What Is a Logarithm?
A logarithm answers the question: to what power must you raise the base to obtain a given number? If b^y = x, then log base b of x equals y. For example, log base 10 of 1,000 equals 3 because 10^3 = 1,000. Logarithms are the inverse operation of exponentiation in the same way that subtraction is the inverse of addition.
Solving for x, b, or y
The equation log_b(x) = y has three variables. Knowing any two determines the third:
- Solve for y (standard log): y = ln(x) / ln(b) using the change-of-base formula.
- Solve for x (antilogarithm): x = b^y. This reverses the logarithm — known as the antilog.
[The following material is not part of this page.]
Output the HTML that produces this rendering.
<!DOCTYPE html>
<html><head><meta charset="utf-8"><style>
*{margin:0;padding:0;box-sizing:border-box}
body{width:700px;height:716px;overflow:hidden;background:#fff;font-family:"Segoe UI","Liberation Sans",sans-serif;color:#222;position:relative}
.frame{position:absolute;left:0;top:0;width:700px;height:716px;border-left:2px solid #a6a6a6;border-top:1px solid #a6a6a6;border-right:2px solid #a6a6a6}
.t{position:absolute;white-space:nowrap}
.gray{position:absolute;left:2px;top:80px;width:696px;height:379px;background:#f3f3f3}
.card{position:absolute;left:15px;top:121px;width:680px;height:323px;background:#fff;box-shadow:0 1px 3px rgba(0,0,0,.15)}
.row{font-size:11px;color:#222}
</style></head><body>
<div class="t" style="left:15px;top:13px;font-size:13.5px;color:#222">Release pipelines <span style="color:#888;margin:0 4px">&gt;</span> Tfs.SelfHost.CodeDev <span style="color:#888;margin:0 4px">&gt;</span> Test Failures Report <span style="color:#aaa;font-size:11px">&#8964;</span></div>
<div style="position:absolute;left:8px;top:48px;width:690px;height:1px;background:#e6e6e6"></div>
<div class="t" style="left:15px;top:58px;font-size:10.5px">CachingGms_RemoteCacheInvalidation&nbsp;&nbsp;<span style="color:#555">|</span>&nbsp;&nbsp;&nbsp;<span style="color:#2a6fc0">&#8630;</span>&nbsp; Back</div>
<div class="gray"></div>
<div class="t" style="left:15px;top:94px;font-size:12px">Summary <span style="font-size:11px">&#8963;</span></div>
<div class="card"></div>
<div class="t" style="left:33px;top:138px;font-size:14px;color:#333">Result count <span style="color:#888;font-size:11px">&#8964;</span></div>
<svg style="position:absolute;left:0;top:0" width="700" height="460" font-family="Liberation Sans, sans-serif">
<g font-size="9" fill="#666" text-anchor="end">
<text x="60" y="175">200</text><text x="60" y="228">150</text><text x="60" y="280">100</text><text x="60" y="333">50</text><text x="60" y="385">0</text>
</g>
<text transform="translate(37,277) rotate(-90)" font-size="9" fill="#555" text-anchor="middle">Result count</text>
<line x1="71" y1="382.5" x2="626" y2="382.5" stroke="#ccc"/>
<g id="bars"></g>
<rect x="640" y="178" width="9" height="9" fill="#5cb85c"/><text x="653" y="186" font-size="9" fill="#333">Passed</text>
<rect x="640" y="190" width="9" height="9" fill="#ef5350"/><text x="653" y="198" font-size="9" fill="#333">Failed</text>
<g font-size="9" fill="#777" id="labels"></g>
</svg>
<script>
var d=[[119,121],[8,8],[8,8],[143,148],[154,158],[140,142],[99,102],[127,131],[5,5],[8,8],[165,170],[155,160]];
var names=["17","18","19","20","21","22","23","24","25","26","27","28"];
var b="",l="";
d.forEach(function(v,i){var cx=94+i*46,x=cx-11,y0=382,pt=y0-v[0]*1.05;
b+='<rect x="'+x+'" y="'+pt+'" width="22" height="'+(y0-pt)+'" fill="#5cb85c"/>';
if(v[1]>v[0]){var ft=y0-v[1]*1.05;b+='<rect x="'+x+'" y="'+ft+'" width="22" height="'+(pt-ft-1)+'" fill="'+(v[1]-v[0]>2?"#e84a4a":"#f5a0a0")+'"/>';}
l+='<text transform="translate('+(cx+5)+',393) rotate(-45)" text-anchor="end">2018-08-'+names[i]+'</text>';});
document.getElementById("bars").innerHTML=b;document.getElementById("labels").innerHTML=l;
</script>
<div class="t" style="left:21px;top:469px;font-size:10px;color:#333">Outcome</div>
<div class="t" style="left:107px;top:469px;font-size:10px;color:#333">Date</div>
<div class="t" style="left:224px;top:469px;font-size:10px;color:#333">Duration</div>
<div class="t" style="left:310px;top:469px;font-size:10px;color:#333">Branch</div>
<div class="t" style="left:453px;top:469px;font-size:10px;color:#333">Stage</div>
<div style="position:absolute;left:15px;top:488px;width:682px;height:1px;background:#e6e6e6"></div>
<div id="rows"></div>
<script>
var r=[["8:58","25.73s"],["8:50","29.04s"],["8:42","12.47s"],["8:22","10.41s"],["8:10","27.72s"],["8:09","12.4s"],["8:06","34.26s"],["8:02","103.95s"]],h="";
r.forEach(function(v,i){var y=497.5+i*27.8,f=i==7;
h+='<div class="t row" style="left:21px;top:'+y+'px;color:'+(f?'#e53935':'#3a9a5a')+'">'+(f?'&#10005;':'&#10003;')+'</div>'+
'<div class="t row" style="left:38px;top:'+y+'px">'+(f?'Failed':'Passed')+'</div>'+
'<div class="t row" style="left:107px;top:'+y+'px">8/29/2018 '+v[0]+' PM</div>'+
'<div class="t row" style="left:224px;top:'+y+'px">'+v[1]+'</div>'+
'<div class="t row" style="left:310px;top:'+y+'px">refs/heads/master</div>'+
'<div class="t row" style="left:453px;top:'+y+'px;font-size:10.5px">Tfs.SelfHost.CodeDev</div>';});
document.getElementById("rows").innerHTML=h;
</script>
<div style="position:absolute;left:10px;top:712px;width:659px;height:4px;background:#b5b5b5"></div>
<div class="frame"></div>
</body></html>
- Solve for b (find the base): b = x^(1/y). Useful when you know the input and output but need the base.
Natural Log Calculator: ln and Euler's Number
The natural logarithm, written ln(x), uses Euler's number e (approximately 2.71828) as its base. It arises naturally in calculus: the derivative of ln(x) is exactly 1/x, and e^x is the unique function whose rate of change equals itself. Enter "e" in the base field to use the natural log.
Log Base 10 and Log Base 2
The common logarithm (base 10) describes the order of magnitude of a number and powers applications like pH, decibels, and the Richter scale. The binary logarithm (base 2) measures information in bits and is foundational in computer science — log₂(n) is the number of binary digits needed to represent n states.
Change of Base Formula
To compute any logarithm, use: log_b(x) = ln(x) / ln(b). This converts any base into a ratio of natural logs. For example, log base 3 of 81 = ln(81)/ln(3) = 4.382/1.099 = 4. Verify: 3^4 = 81.
Antilog: Reversing a Logarithm
The antilogarithm reverses the logarithm. If log₁₀(x) = y, then x = 10^y. This calculator computes the antilog automatically when you enter b and y and leave x blank.
Frequently Asked Questions
What is the difference between log and ln?
log (also written log10) is the base-10 logarithm, commonly used in science and engineering. ln is the natural logarithm with base e (approximately 2.71828), used in calculus, statistics, and finance. They are related by ln(x) = log10(x) × ln(10) ≈ log10(x) × 2.3026.
How do I calculate a logarithm for a custom base?
Use the change-of-base formula: log_b(x) = ln(x) / ln(b). Enter your x and b values and leave y blank — the calculator applies this formula automatically. For example, log base 5 of 125 = ln(125)/ln(5) = 4.828/1.609 = 3. Verify: 5^3 = 125.
How do I solve for the base of a logarithm?
If log_b(x) = y, then b = x^(1/y). For example, if log_b(81) = 4, then b = 81^(1/4) = 3. Enter x and y and leave b blank to have this calculator solve it automatically.
What is the antilogarithm?
The antilogarithm reverses a logarithm. If log_b(x) = y, then the antilog is x = b^y. To compute it, enter b and y and leave x blank. For example, if log₁₀(x) = 3, then x = 10^3 = 1000.